Semanticum olarak son kullanıcıya dokunan ürün ve markalar bizim için öncelikli. Dikeyde ise ilaç, hızlı tüketim ürünleri, telekom, bankacılık, elektronik ticaret gibi sektörler hedefimiz. Yurtiçinde genelde bu hizmet; platform ve platformu kullanarak markalara hizmet vermek şeklinde konumlanırken, yurtdışında tamamen platform kullanarak otomatik bir takım rapor ve bilgilendirmeler şeklinde konumlanıyor. Zaten yurtdışı hedefimizle Semanticum’un BT altyapısı ile tamamen SaaS platformu haline gelmesi ve bir ‘Sosyal Medya Süit’ olması yönünde çalışmalarımız sürüyor.
2017 hedef ve beklentileriniz neler?
Semanticum özelinde Sosyal Medya Süiti’nin betada pilot kullanımlarını artırıp, yıl içinde tamamen kullanıma sunacağız. 18 aydır ürünü tekrardan yazıyor, arka taraftaki verilerle yeni bir ürün çıkartıyoruz. 2017’de ürün ve bunun paralelindeki yeni çözüm ve hizmetlerle Türkiye’de pazarın minimum yüzde 50’sini hedefliyoruz.
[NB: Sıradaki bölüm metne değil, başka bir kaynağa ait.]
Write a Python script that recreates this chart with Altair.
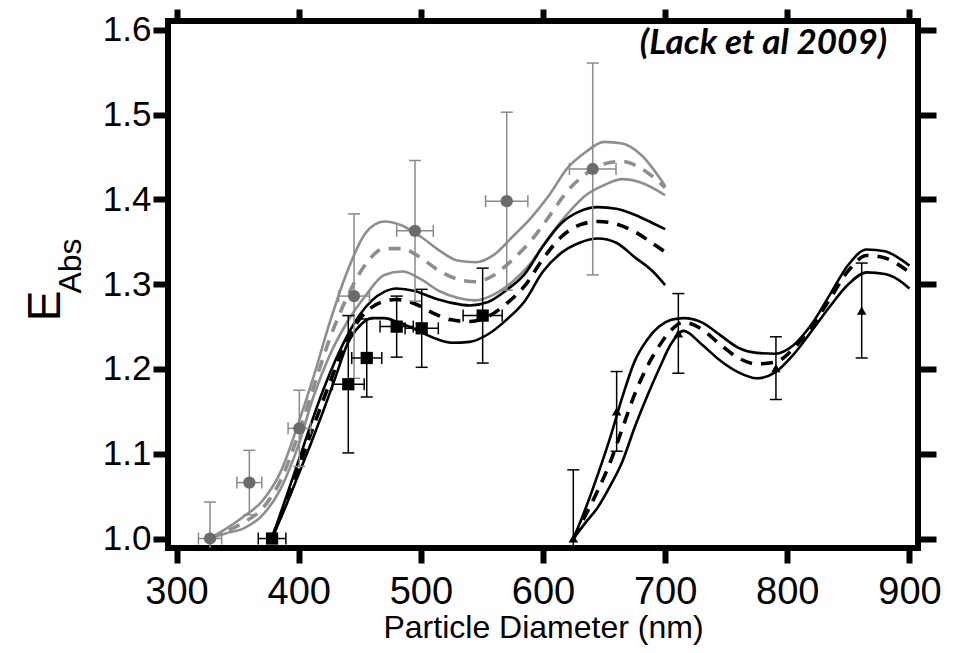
import altair as alt
import pandas as pd

# ---------------- data ----------------
gray_x = [327, 340, 355, 370, 385, 400, 412, 425, 440, 455, 470, 485, 500, 515, 530,
          545, 560, 575, 590, 605, 620, 635, 650, 665, 680, 700]
gray_upper = [1.000, 1.011, 1.026, 1.044, 1.078, 1.137, 1.190, 1.253, 1.316, 1.361, 1.374,
              1.369, 1.356, 1.340, 1.328, 1.326, 1.335, 1.356, 1.378, 1.405, 1.437, 1.456,
              1.468, 1.466, 1.453, 1.416]
gray_mid = [1.000, 1.008, 1.019, 1.035, 1.068, 1.124, 1.178, 1.234, 1.286, 1.324, 1.342,
            1.342, 1.331, 1.316, 1.306, 1.303, 1.311, 1.329, 1.351, 1.380, 1.410, 1.430,
            1.442, 1.445, 1.437, 1.414]
gray_lower = [1.000, 1.006, 1.012, 1.027, 1.058, 1.111, 1.167, 1.215, 1.256, 1.287, 1.311,
              1.315, 1.306, 1.292, 1.284, 1.281, 1.288, 1.303, 1.325, 1.356, 1.383, 1.405,
              1.417, 1.424, 1.420, 1.405]

black_x = [378, 390, 400, 410, 420, 430, 440, 450, 460, 470, 480, 495, 510, 525, 540,
           555, 570, 585, 600, 615, 630, 645, 660, 675, 690, 700]
black_upper = [1.000, 1.050, 1.092, 1.135, 1.175, 1.210, 1.240, 1.264, 1.281, 1.291, 1.295,
               1.292, 1.284, 1.278, 1.275, 1.279, 1.293, 1.312, 1.345, 1.372, 1.386, 1.391,
               1.389, 1.382, 1.372, 1.365]
black_mid = [1.000, 1.045, 1.084, 1.124, 1.163, 1.201, 1.236, 1.259, 1.273, 1.280, 1.282,
             1.277, 1.266, 1.258, 1.256, 1.262, 1.277, 1.298, 1.330, 1.356, 1.370, 1.374,
             1.371, 1.362, 1.348, 1.338]
black_lower = [1.000, 1.040, 1.076, 1.112, 1.150, 1.190, 1.230, 1.251, 1.260, 1.260, 1.256,
               1.247, 1.237, 1.231, 1.232, 1.241, 1.258, 1.280, 1.315, 1.337, 1.349, 1.354,
               1.349, 1.332, 1.315, 1.299]

tri_x = [625, 635, 645, 655, 665, 675, 685, 695, 705, 715, 730, 745, 760, 775, 790,
         805, 820, 835, 850, 865, 880, 890, 900]
tri_upper = [1.000, 1.036, 1.076, 1.119, 1.167, 1.209, 1.234, 1.250, 1.258, 1.260, 1.255,
             1.240, 1.225, 1.219, 1.218, 1.228, 1.253, 1.288, 1.323, 1.341, 1.339, 1.332,
             1.322]
tri_mid = [1.000, 1.028, 1.057, 1.090, 1.130, 1.170, 1.202, 1.227, 1.246, 1.255, 1.247,
           1.229, 1.213, 1.206, 1.208, 1.224, 1.250, 1.283, 1.316, 1.334, 1.331, 1.324,
           1.314]
tri_lower = [1.000, 1.019, 1.037, 1.062, 1.091, 1.131, 1.167, 1.200, 1.230, 1.245, 1.229,
             1.210, 1.196, 1.189, 1.196, 1.217, 1.245, 1.274, 1.300, 1.314, 1.312, 1.306,
             1.295]

circle_x = [327.4, 359.6, 400.5, 445.3, 495.2, 570.3, 640.7]
circle_y = [1.000, 1.066, 1.130, 1.286, 1.363, 1.398, 1.436]
circle_yerr = [0.043, 0.038, 0.045, 0.097, 0.083, 0.105, 0.125]
circle_xerr = [9.5, 10.2, 9.2, 12.6, 15.0, 17.3, 19.1]

square_x = [378.2, 440.6, 455.7, 480.2, 500.7, 550.6]
square_y = [1.000, 1.182, 1.213, 1.250, 1.248, 1.263]
square_yerr = [0.0, 0.081, 0.046, 0.036, 0.046, 0.056]
square_xerr = [11.3, 13.0, 12.3, 13.6, 13.6, 16.0]

triangle_x = [624.8, 660.3, 710.8, 790.7, 860.9]
triangle_y = [1.000, 1.150, 1.242, 1.201, 1.269]
triangle_yerr = [0.081, 0.047, 0.047, 0.037, 0.056]

x_ticks = [300, 400, 500, 600, 700, 800, 900]
y_ticks = [1.0, 1.1, 1.2, 1.3, 1.4, 1.5, 1.6]

# ---------------- tables ----------------
def long_lines(xs, curves):
    rows = []
    for name, ys in curves.items():
        for xv, yv in zip(xs, ys):
            rows.append({"x": xv, "y": yv, "s": name})
    return pd.DataFrame(rows)

gray_solid = long_lines(gray_x, {"gu": gray_upper, "gl": gray_lower})
gray_dash = long_lines(gray_x, {"gm": gray_mid})
black_solid = pd.concat([long_lines(black_x, {"bu": black_upper, "bl": black_lower}),
                         long_lines(tri_x, {"tu": tri_upper, "tl": tri_lower})])
black_dash = pd.concat([long_lines(black_x, {"bm": black_mid}),
                        long_lines(tri_x, {"tm": tri_mid})])

def err_df(xs, ys, yerr, xerr=None):
    d = pd.DataFrame({"x": xs, "y": ys})
    d["ylo"] = [a - b for a, b in zip(ys, yerr)]
    d["yhi"] = [a + b for a, b in zip(ys, yerr)]
    if xerr is not None:
        d["xlo"] = [a - b for a, b in zip(xs, xerr)]
        d["xhi"] = [a + b for a, b in zip(xs, xerr)]
    return d

circ = err_df(circle_x, circle_y, circle_yerr, circle_xerr)
sq = err_df(square_x, square_y, square_yerr, square_xerr)
tri = err_df(triangle_x, triangle_y, triangle_yerr)

# ---------------- scales / axes ----------------
FONT = "Liberation Sans"
xs = alt.Scale(domain=[293, 907], nice=False, zero=False)
ys = alt.Scale(domain=[0.9888, 1.6106], nice=False, zero=False)

x_axis = alt.Axis(values=x_ticks, title="Particle Diameter (nm)", grid=False, domain=False,
                  tickSize=15, tickWidth=6, tickColor="black", labelFontSize=38,
                  labelFont=FONT, labelColor="black", labelPadding=10,
                  titleFont=FONT, titleFontSize=32, titleFontWeight="normal",
                  titleColor="black", titlePadding=1)
y_axis = alt.Axis(values=y_ticks, format=".1f", title=None, grid=False, domain=False,
                  tickSize=15, tickWidth=6, tickColor="black", labelFontSize=35,
                  labelFont=FONT, labelColor="black", labelPadding=2)

X = alt.X("x:Q", scale=xs, axis=x_axis)
Y = alt.Y("y:Q", scale=ys, axis=y_axis)

GRAY_LINE = "#8e8e8e"
GRAY_PT = "#6b6b6b"
GRAY_ERR = "#8a8a8a"

layers = []
layers.append(alt.Chart(gray_solid).mark_line(color=GRAY_LINE, strokeWidth=2.6, interpolate="monotone", clip=True)
              .encode(x=X, y=Y, detail="s:N"))
layers.append(alt.Chart(gray_dash).mark_line(color=GRAY_LINE, strokeWidth=3.6, strokeDash=[12, 9], interpolate="monotone", clip=True)
              .encode(x="x:Q", y="y:Q", detail="s:N"))
layers.append(alt.Chart(black_solid).mark_line(color="black", strokeWidth=2.6, interpolate="monotone", clip=True)
              .encode(x="x:Q", y="y:Q", detail="s:N"))
layers.append(alt.Chart(black_dash).mark_line(color="black", strokeWidth=3.6, strokeDash=[12, 9], interpolate="monotone", clip=True)
              .encode(x="x:Q", y="y:Q", detail="s:N"))

def errbars(df, color, has_x):
    out = []
    out.append(alt.Chart(df).mark_rule(color=color, strokeWidth=1.5, clip=True)
               .encode(x="x:Q", y="ylo:Q", y2="yhi:Q"))
    out.append(alt.Chart(df).mark_rule(color=color, strokeWidth=1.5, xOffset=-6, x2Offset=6, clip=True)
               .encode(x="x:Q", x2="x:Q", y="yhi:Q"))
    out.append(alt.Chart(df).mark_rule(color=color, strokeWidth=1.5, xOffset=-6, x2Offset=6, clip=True)
               .encode(x="x:Q", x2="x:Q", y="ylo:Q"))
    if has_x:
        out.append(alt.Chart(df).mark_rule(color=color, strokeWidth=1.5, clip=True)
                   .encode(x="xlo:Q", x2="xhi:Q", y="y:Q"))
        out.append(alt.Chart(df).mark_rule(color=color, strokeWidth=1.5, yOffset=-6, y2Offset=6, clip=True)
                   .encode(x="xlo:Q", y="y:Q", y2="y:Q"))
        out.append(alt.Chart(df).mark_rule(color=color, strokeWidth=1.5, yOffset=-6, y2Offset=6, clip=True)
                   .encode(x="xhi:Q", y="y:Q", y2="y:Q"))
    return out

layers += errbars(circ, GRAY_ERR, True)
layers += errbars(sq, "black", True)
layers += errbars(tri, "black", False)

layers.append(alt.Chart(circ).mark_point(shape="circle", filled=True, color=GRAY_PT, size=150, opacity=1, clip=True)
              .encode(x="x:Q", y="y:Q"))
layers.append(alt.Chart(sq).mark_point(shape="square", filled=True, color="black", size=150, opacity=1, clip=True)
              .encode(x="x:Q", y="y:Q"))
layers.append(alt.Chart(tri).mark_point(shape="triangle-up", filled=True, color="black", size=90, opacity=1, clip=True)
              .encode(x="x:Q", y="y:Q"))

# annotations
note = pd.DataFrame({"t": ["(Lack et al 2009)"]})
layers.append(alt.Chart(note).mark_text(font="Lato", fontSize=35, fontWeight="bold", fontStyle="italic",
                                        align="right", baseline="alphabetic", color="black")
              .encode(text="t:N", x=alt.value(719), y=alt.value(33)))
ytitle = pd.DataFrame({"e": ["E"], "sub": ["Abs"]})
layers.append(alt.Chart(ytitle).mark_text(font=FONT, fontSize=46, angle=270, align="center",
                                          baseline="middle", color="black")
              .encode(text="e:N", x=alt.value(-122), y=alt.value(285)))
layers.append(alt.Chart(ytitle).mark_text(font=FONT, fontSize=32, angle=270, align="center",
                                          baseline="middle", color="black")
              .encode(text="sub:N", x=alt.value(-97), y=alt.value(245)))

main = alt.layer(*layers)

# mirrored ticks on top and right
mirror = alt.Chart(circ).mark_point(opacity=0).encode(
    x=alt.X("x:Q", scale=xs, axis=alt.Axis(orient="top", values=x_ticks, labels=False, title=None,
                                           grid=False, domain=False, tickSize=12, tickWidth=6,
                                           tickColor="black")),
    y=alt.Y("y:Q", scale=ys, axis=alt.Axis(orient="right", values=y_ticks, labels=False, title=None,
                                           grid=False, domain=False, tickSize=18, tickWidth=6,
                                           tickColor="black")),
)

chart = alt.layer(main, mirror).resolve_axis(x="independent", y="independent").properties(
    width=750, height=527,
    autosize=alt.AutoSizeParams(type="none"),
    padding={"left": 160, "top": 13, "right": 44, "bottom": 97},
).configure_view(stroke="black", strokeWidth=6)

chart.save("out.html", embed_options={"renderer": "svg", "actions": False})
Bu da Semanticum için 2017’de Türkiye pazarında ciddi bir büyüme demek.
Bu yapının farkları ne olacak?
Sosyal Medya Süit olarak izleme, tüm sosyal medya hesaplarının yönetimi, sosyal medya şikayet yönetimi, konum bazlı dinleme ve analiz çalışmaları ile dijital süreçler yaratılabilen uçtan uca sosyal medya süiti ile her şey bütünleşik olacak. Küreselde izleme yapan bir ürün, hesap yönetimi yapan başka bir ürün, şikayet yönetimi yapan başka ürün var. Ama biz tüm bunları ve daha fazlasını oluşturacağımız bu süitte sunuyoruz. Bu yönüyle küreselde de iddialı olacağına inanıyoruz. 2017’de Türkiye pazarı için hedefimiz; merkezi sosyal medya iletişimi süitini sunmak, yaklaşık 2 katı büyüme ile pazarda farkındalık geliştirmek. Aldığımız geri dönüşler doğrultusunda bunun sektörde ihtiyaç olduğunu gördük. Bir büyük marka ve bünyesindeki 8 ayrı marka, bu markaların her birinin farklı platformlarda milyonlarca takipçisi var. Bunlarla ilgili kurumsal bir fayda yaratmak istediğinde, bizimle bunu yapması çok daha kolay ve ölçülebilir. Müşteri segmentasyonu, değerlendirme, kişiselleştirilmiş mesajlar ise 2017 yılı sonunda gündeme gelecek ve sonuçta marka, kendi ihtiyacına göre pratik bir aracı kullanabilecek. ‘Sosyal medya süiti’ gibi iddialı bir tanımı kullanmayı bu nedenle yerinde buluyoruz.